» **TASK BRIEF**
Pick out every line with the word "this" and copy it.

» **AVAILABLE RECORDS**

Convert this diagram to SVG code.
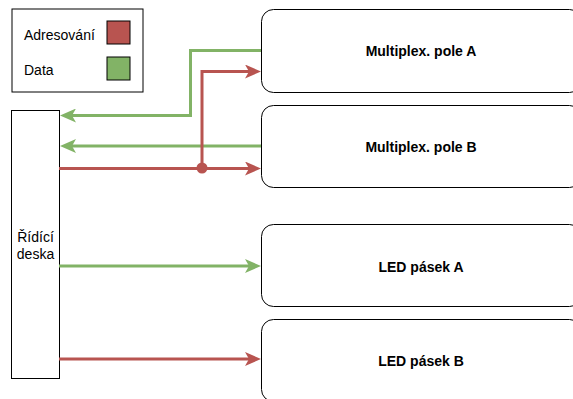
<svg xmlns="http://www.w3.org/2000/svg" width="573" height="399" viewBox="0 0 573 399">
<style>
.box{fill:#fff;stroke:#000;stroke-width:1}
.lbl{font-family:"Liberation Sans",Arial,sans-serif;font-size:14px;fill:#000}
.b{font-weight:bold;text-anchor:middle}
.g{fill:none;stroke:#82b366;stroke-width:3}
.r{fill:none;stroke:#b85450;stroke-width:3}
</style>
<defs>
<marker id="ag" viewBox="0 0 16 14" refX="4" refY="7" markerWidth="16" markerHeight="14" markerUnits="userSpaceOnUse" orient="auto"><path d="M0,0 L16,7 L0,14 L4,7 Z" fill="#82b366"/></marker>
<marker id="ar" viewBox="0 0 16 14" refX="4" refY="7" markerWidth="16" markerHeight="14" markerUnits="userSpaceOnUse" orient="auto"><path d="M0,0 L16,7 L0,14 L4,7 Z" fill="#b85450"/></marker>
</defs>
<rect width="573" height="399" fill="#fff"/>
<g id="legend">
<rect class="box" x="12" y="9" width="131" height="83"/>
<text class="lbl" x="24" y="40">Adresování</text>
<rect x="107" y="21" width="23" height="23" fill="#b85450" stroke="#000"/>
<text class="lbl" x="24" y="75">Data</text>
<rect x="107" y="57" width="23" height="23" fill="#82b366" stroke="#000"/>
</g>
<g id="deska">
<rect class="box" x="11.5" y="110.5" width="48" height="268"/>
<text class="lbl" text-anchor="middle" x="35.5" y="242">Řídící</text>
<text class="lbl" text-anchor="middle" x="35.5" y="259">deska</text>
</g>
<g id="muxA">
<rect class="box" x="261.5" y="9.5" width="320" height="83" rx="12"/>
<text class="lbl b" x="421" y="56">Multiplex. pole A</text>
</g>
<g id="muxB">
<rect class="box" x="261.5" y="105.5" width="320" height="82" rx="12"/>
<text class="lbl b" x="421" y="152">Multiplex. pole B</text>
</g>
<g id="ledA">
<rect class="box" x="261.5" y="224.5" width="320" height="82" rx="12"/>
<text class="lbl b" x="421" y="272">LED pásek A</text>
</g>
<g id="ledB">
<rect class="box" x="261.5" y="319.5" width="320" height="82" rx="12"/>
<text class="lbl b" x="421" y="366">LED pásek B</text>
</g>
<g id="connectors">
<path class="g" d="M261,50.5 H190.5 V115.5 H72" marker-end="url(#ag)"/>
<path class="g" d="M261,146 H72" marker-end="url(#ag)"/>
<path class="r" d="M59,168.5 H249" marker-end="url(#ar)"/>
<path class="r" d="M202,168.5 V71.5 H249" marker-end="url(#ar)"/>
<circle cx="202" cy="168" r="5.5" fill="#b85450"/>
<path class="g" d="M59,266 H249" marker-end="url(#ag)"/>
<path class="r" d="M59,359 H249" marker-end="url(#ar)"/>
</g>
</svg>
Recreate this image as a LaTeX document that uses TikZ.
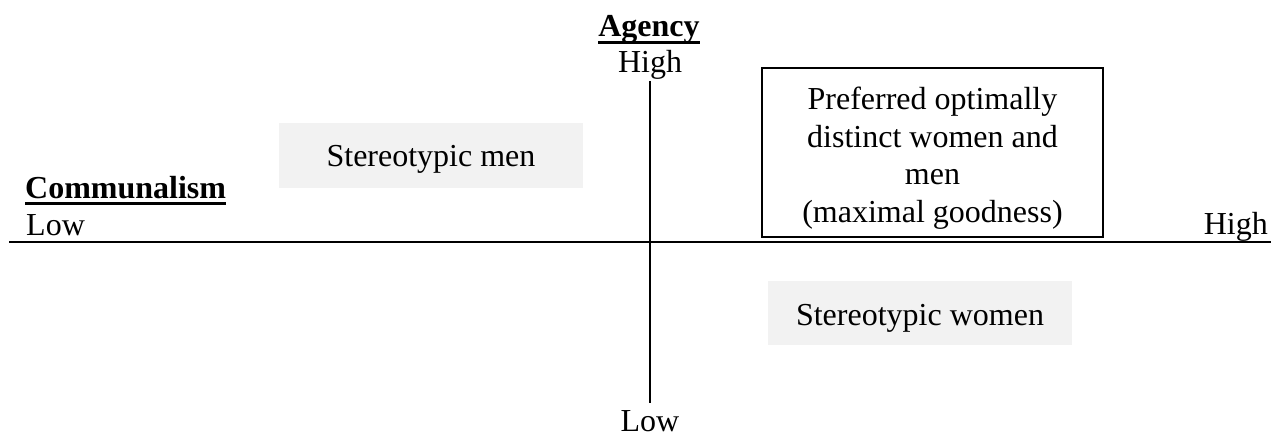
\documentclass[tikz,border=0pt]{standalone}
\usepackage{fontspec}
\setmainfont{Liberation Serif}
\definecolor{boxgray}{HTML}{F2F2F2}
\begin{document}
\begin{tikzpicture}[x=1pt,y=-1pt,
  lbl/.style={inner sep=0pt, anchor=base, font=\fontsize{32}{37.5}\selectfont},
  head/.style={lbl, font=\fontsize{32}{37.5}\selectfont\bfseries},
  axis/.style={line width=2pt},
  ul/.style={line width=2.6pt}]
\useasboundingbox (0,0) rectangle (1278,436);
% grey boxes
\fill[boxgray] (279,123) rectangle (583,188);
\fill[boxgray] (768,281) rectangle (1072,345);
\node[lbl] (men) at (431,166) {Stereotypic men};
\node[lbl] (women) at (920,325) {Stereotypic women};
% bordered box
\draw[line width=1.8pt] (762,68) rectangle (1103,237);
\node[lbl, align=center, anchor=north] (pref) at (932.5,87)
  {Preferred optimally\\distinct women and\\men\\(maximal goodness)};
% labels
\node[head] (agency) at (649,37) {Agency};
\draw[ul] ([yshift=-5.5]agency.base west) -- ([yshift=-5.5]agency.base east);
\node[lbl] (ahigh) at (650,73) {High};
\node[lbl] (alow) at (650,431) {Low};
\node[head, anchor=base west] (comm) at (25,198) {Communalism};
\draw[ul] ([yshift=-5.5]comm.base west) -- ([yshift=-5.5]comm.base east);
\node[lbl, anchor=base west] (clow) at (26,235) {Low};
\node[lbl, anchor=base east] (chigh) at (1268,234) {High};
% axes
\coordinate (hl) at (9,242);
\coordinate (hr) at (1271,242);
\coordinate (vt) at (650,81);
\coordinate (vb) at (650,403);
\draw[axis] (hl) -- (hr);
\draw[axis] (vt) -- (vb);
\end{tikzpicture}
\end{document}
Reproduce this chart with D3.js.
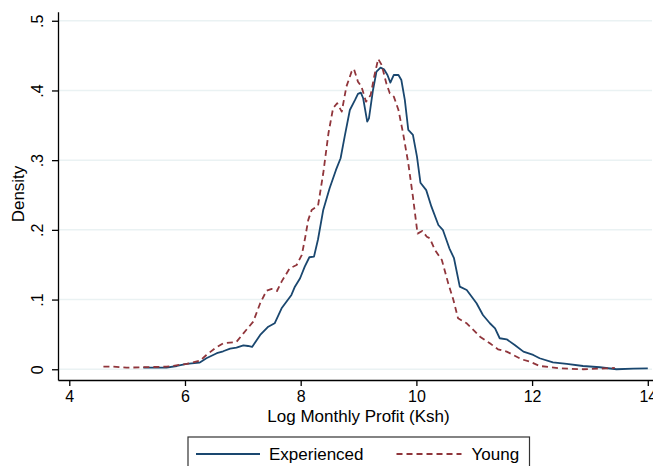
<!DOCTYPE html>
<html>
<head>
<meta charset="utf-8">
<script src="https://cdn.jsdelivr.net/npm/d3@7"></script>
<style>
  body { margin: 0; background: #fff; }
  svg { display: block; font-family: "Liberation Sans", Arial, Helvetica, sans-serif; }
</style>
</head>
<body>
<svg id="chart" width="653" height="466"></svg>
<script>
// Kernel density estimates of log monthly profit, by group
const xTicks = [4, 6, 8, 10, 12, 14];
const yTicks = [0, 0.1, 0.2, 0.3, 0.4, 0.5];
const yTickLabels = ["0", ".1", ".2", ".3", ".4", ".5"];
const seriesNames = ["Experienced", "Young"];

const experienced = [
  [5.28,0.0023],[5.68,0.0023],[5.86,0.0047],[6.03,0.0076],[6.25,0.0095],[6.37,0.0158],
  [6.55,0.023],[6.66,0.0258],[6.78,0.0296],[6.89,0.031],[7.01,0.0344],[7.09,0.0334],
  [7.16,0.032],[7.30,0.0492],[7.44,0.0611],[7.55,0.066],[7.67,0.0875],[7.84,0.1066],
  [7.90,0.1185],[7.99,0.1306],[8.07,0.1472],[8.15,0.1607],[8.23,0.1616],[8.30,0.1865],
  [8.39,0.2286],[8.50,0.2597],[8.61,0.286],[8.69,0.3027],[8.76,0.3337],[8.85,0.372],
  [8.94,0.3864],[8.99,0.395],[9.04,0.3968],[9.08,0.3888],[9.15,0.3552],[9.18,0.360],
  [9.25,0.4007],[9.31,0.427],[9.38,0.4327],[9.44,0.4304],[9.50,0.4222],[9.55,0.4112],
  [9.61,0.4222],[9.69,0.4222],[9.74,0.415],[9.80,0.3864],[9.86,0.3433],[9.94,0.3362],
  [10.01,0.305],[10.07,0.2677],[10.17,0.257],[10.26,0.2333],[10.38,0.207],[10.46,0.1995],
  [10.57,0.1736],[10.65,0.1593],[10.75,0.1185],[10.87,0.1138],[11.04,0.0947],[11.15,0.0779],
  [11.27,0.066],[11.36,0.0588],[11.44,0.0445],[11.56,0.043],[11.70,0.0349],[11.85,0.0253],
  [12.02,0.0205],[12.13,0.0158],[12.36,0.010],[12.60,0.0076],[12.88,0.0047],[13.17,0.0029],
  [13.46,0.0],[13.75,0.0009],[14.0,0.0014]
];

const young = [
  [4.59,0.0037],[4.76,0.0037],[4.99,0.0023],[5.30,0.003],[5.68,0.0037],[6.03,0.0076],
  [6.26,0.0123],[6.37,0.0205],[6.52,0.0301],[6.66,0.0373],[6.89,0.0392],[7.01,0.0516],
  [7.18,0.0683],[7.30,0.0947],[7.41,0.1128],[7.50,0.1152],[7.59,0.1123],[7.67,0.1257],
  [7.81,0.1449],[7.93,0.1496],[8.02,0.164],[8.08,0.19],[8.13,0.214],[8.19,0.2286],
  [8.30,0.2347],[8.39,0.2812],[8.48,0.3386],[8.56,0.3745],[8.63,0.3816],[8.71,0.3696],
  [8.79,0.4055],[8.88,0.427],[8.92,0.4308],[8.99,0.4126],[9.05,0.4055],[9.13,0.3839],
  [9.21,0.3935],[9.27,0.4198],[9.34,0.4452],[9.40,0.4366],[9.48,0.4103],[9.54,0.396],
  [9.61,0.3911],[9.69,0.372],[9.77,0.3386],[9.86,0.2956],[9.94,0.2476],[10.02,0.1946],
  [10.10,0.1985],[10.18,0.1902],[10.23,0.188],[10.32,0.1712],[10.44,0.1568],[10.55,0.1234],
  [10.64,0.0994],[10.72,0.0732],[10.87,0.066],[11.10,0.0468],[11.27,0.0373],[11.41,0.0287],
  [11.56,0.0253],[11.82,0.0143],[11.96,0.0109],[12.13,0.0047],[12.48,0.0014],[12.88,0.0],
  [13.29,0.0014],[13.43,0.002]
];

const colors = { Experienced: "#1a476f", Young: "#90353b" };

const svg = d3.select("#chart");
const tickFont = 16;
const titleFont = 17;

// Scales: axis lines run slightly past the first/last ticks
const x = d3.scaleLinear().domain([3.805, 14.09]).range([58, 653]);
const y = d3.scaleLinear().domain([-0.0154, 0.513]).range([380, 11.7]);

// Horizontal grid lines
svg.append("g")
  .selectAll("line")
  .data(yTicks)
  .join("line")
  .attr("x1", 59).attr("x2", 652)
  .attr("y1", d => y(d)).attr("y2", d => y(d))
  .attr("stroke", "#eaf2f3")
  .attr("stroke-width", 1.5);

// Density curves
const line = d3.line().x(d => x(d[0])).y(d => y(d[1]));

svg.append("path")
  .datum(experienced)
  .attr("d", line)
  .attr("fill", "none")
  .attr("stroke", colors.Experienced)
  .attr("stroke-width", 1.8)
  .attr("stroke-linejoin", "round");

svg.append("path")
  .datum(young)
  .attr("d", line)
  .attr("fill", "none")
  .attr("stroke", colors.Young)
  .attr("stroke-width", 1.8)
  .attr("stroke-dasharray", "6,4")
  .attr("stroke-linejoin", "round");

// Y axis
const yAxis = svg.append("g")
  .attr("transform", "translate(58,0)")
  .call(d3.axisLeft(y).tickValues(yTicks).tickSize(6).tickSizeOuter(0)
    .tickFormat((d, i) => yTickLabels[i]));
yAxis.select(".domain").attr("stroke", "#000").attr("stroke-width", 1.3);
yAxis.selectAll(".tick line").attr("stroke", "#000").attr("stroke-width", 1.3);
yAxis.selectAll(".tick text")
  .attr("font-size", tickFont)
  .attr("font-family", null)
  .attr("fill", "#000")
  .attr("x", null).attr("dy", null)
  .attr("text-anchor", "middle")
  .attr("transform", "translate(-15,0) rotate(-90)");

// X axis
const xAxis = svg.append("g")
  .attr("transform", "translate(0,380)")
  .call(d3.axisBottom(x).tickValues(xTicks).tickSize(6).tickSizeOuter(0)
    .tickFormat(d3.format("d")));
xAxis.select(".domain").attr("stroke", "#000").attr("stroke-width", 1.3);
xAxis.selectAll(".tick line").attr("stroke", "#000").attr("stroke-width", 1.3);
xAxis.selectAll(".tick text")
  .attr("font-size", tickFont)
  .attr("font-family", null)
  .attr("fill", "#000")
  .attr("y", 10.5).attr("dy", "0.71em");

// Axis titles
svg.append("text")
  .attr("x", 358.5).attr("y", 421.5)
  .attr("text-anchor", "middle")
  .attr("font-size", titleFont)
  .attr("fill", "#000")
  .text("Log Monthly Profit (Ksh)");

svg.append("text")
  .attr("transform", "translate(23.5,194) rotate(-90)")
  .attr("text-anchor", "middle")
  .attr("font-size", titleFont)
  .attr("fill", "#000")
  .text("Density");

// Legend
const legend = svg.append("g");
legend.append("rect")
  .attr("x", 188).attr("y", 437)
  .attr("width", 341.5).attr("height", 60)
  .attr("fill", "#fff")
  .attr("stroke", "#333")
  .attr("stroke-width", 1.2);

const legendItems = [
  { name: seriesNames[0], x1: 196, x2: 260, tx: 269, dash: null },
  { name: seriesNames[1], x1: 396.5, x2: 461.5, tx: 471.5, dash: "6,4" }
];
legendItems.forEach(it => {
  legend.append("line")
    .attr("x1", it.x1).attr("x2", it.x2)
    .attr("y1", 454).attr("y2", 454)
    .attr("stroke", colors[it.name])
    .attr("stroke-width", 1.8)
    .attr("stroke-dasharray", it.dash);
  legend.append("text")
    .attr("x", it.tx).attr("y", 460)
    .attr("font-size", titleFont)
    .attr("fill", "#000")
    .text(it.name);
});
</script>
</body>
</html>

» **RESPONSE BELOW**
Convert this diagram to SVG code.
Recreate this image as a LaTeX document that uses TikZ.
Reproduce this chart with D3.js.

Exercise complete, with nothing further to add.